Province of Ontario, Canada pursuant to the Ontario Mining Tax Act are not royalties and, therefore, such amounts are not excludible from the taxpayer's gross income from mining in computing the percentage depletion under section 613 of the Code.

ISSUE

  Whether 'mining tax' payments made to the Province of Ontario, Canada pursuant to the Ontario Mining Tax Act are royalties, which must be excluded from gross income from mining in computing the percentage depletion deduction under the provisions of section 613 of the Internal Revenue Code.

FACTS

  The taxpayer, a domestic corporation, is engaged primarily in the business of exploring, developing, and producing minerals in the Province of Ontario, Canada. In 1979, the taxpayer acquired title in fee simple to the property containing the mineral. This property, which included the surface and mineral rights, was originally acquired by previous owners by patent from the Province of Ontario in 1907. The Province did not reserve any interest in the property.

  The taxpayer filed Mining Tax Returns in 1980 with the Ontario Department of Mines, reporting and paying the 'mine profits tax' as prescribed by the Ontario Mining Tax Act of 1960, which on the remittance form was described as a royalty.

LAW AND ANALYSIS

  Section 3(1) of the Mining Tax Act of 1960, Chapter 242 of Revised Statutes of Ontario and subsequent amendments of the Mining Tax Act and the regulations thereunder provide that every mine is liable for, and the owner, manager, holder, lessee, tenant, occupier, or operator of the mine shall pay, a tax on the profit (determined in accordance with the Act) of the mine.

  Section 613(a) of the Code and section 1.613-1 of the Income Tax Regulations provide, in the case of mines, that the allowance for depletion under section 611 shall be the percentage, specified in section 613(b), of the gross income from the property, excluding from such gross income an amount equal to any rents or royalties paid or incurred by the taxpayer in respect of the property.

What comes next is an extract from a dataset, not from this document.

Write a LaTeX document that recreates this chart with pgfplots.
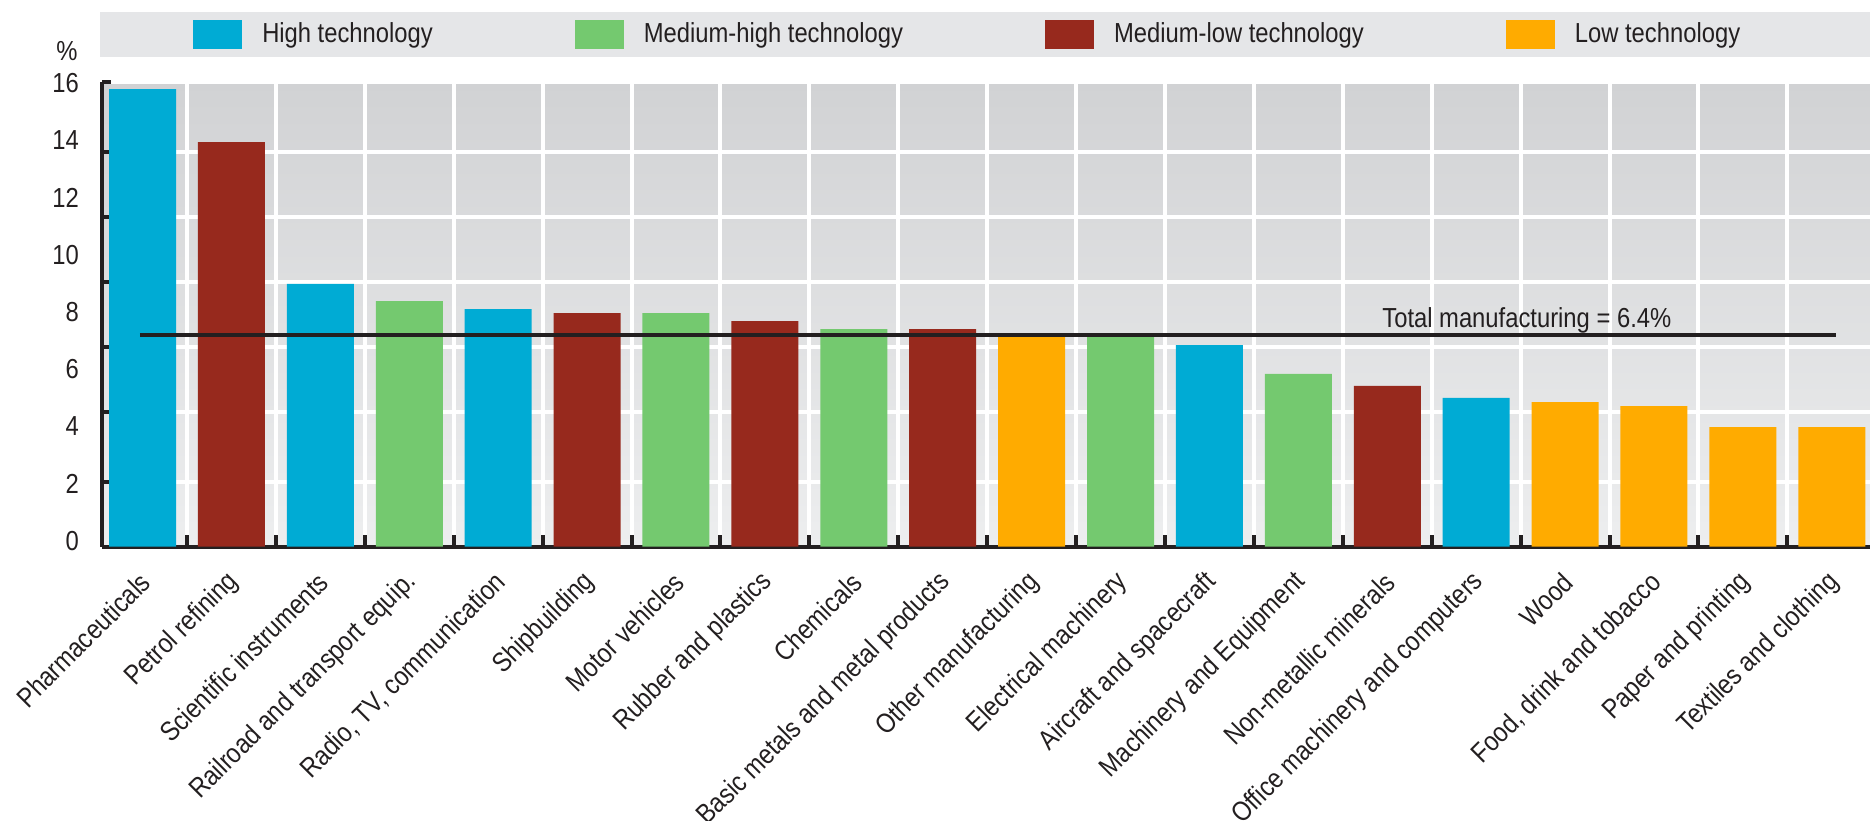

  Section 1.611-1(b)(1) of the regulations provides that annual depletion deductions are allowed only to the owner of an economic interest in a mineral deposit. An economic interest is possessed in every case in which the taxpayer has acquired by investment any interest in mineral in place and secures, by any form of legal relationship, income derived from the extraction of the mineral to which the taxpayer must look for a return of capital.

  Section 901(b) of the Code provides that the amounts of taxes allowed as a credit under subsection (a) in the case of a domestic corporation shall be the amount of any income, war profits, and excess profits taxes paid to any foreign country.

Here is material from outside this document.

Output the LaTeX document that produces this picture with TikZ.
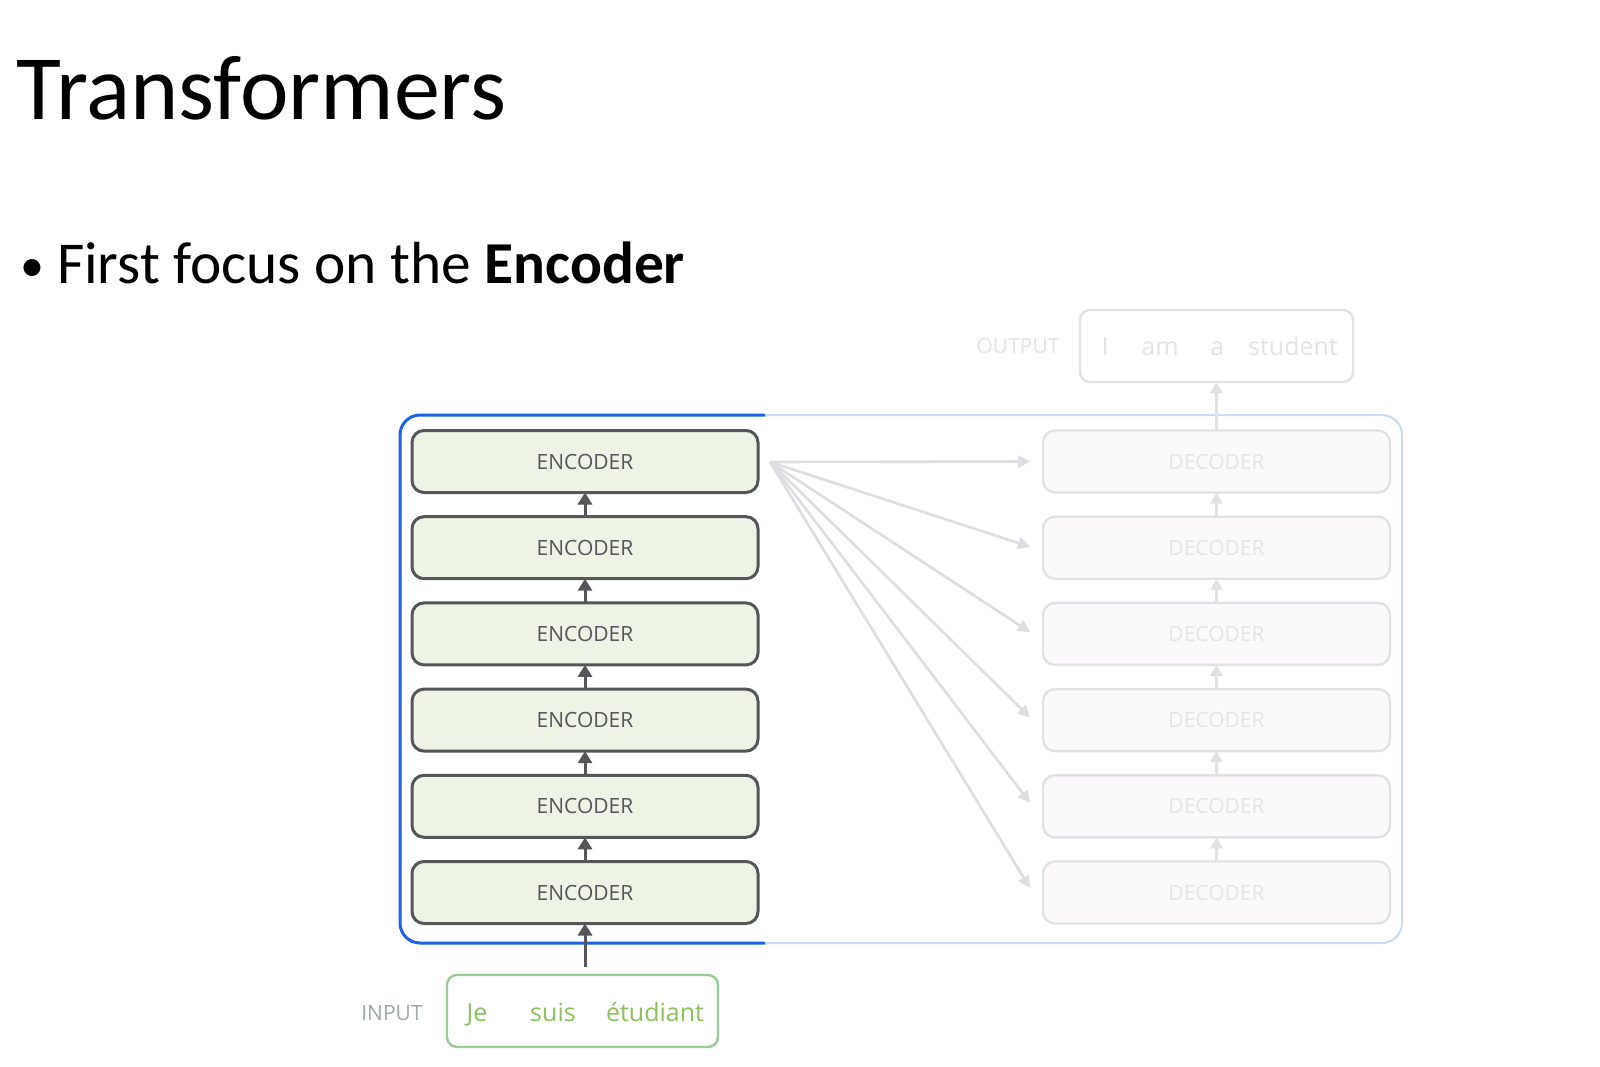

  Section 903 of the Code provides that the term income, war profits, and excess profits taxes shall include a tax paid in lieu of a tax on income, war profits, or excess profits otherwise generally imposed by any foreign country. The Ontario Mining Tax Act is neither an income tax within the meaning of section 901(b) of the Code nor a tax in lieu of an income tax within the meaning of section 903. See also section 1.901-2 and 1.903-1. Of course, the determination that an amount is not a creditable tax is not determinative of the classification of the payment for purposes of section 613. See, e.g., section 1.901-2A(b)(1). In Inland Steel Co. v. United States, 677 F.2d 72 (Ct. Cl. 1982), the court held that the payments exacted under the Ontario Mining Tax (OMT) do not result from any concept of net gain that would be recognized as the base for an income tax in the United States, but rather, seem to be taxes on the privilege to conduct mining operations in Ontario. However, the opinion also notes that the Province is constitutionally unable to impose a royalty on mineral production from private land.

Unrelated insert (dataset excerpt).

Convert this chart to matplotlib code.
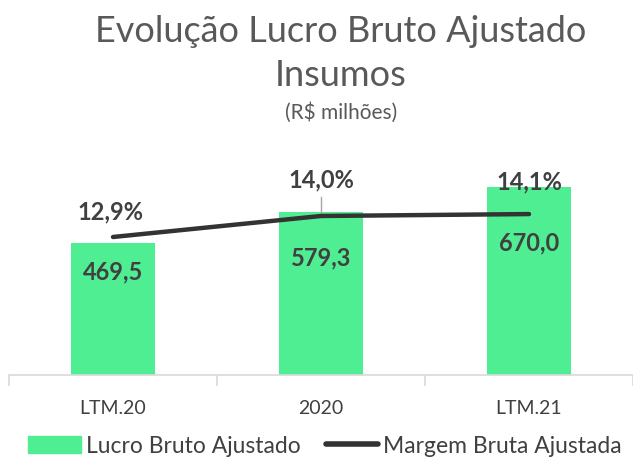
import matplotlib
matplotlib.use("Agg")
import matplotlib.pyplot as plt

categories = ["LTM.20", "2020", "LTM.21"]
lucro = [469.5, 579.3, 670.0]
margem = [12.9, 14.0, 14.1]
lucro_labels = ["469,5", "579,3", "670,0"]
margem_labels = ["12,9%", "14,0%", "14,1%"]

plt.rcParams['font.family'] = ['Lato', 'DejaVu Sans']

W, H = 633, 460
fig = plt.figure(figsize=(W/100, H/100), dpi=100)
ax = fig.add_axes([9/W, 84/H, 624/W, 236/H])

green = "#50EE92"
dark = "#333333"
txt = "#404040"

x = list(range(len(categories)))
ax.bar(x, lucro, width=0.4, color=green, zorder=2)
ax.set_ylim(0, 236/0.281)
ax.set_xlim(-0.5, 2.493)

ax2 = ax.twinx()
ax2.set_position(ax.get_position())
ax2.plot(x, margem, color=dark, lw=3.2, solid_capstyle='round', zorder=3)
ax2.set_ylim(5.675, 18.03)

for a in (ax, ax2):
    for s in ["top", "right", "left"]:
        a.spines[s].set_visible(False)
    a.set_yticks([])
ax2.spines["bottom"].set_visible(False)
ax.spines["bottom"].set_color("#D9D9D9")
ax.spines["bottom"].set_linewidth(1.2)

ax.set_xticks([-0.5, 0.5, 1.5, 2.5])
ax.set_xticklabels([])
ax.tick_params(axis='x', length=8, color="#D9D9D9", width=1.2)
for i, c in enumerate(categories):
    ax.annotate(c, (i, 0), xytext=(0, -33), textcoords="offset pixels",
                ha="center", va="center", fontsize=14, color=txt)

val_off = [-28, -45, -55]
for i, (v, l) in enumerate(zip(lucro, lucro_labels)):
    ax.annotate(l, (i, v), xytext=(0, val_off[i]), textcoords="offset pixels",
                ha="center", va="center", fontsize=17, fontweight="bold",
                color=txt, zorder=5)

m_off = [(-3, 26), (0, 37), (0, 33)]
for i, (v, l) in enumerate(zip(margem, margem_labels)):
    ax2.annotate(l, (i, v), xytext=m_off[i], textcoords="offset pixels",
                 ha="center", va="center", fontsize=17, fontweight="bold",
                 color=txt, zorder=5)
ax2.plot([1, 1], [margem[1], margem[1] + 19/19.1], color="#A6A6A6", lw=1, zorder=2)

title_color = "#595959"
fig.text(341/W, 1 - 32/H, "Evolução Lucro Bruto Ajustado", ha="center", va="center",
         fontsize=26, color=title_color)
fig.text(341/W, 1 - 75/H, "Insumos", ha="center", va="center", fontsize=26,
         color=title_color)
fig.text(341/W, 1 - 113/H, "(R$ milhões)", ha="center", va="center", fontsize=15,
         color=title_color)

from matplotlib.patches import Patch
from matplotlib.lines import Line2D
handles = [Patch(color=green, label="Lucro Bruto Ajustado"),
           Line2D([0], [0], color=dark, lw=4, solid_capstyle='round', label="Margem Bruta Ajustada")]
fig.legend(handles=handles, loc="center", bbox_to_anchor=(325/W, 1 - 447/H), ncol=2, frameon=False,
           fontsize=16.5, labelcolor=txt, handlelength=2.3, handletextpad=0.2, columnspacing=1.1)

fig.savefig("out.png", dpi=100)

  A mineral royalty is generally a payment (1) based on a fixed percentage of production (whether in cash or in kind), or a share of net profits from production, received by a person with a right to the minerals in place; (2) for permitting another to extract and take those minerals; and (3) payable only from the minerals produced or the proceeds derived from the disposition of those minerals. Therefore, the holder of a royalty interest has an economic interest in the natural resources in place, (Palmer v. Bender, 287 U.S. 551, 557 (1933), XII-1 C.B. 235 (1933), and is subject to the inherent risks of mining. United States. v. White, 401 F.2d 610 (10th Cir. 1968); Rev. Rul. 82- 221, 1982-2 C.B. 113; the holder would then qualify for the depletion allowance.

  In the instant case, the Province of Ontario retained no rights to any mineral mined or income therefrom and did not participate in any mining risks. Furthermore, the mining tax imposed on mineral production does not result in acquisition of a right to a specified share of the mineral in place or income derived solely from its extraction. The payment of the tax is not made to the holder of any interest in the minerals in place. Therefore, Ontario does not hold an economic interest in the property and the tax received is not a share of the proceeds from the mineral extracted.

HOLDING

  The payments made under the Ontario Mining Tax Act are not payments of royalties arising out of an economic interest in the minerals in place and, therefore, such amounts are not excludable from the taxpayer's gross income from mining in computing the percentage depletion under the provisions of section 613 of the Code.

Rev. Rul. 85-16, 1985-1 C.B. 180, 1985-8 I.R.B. 7.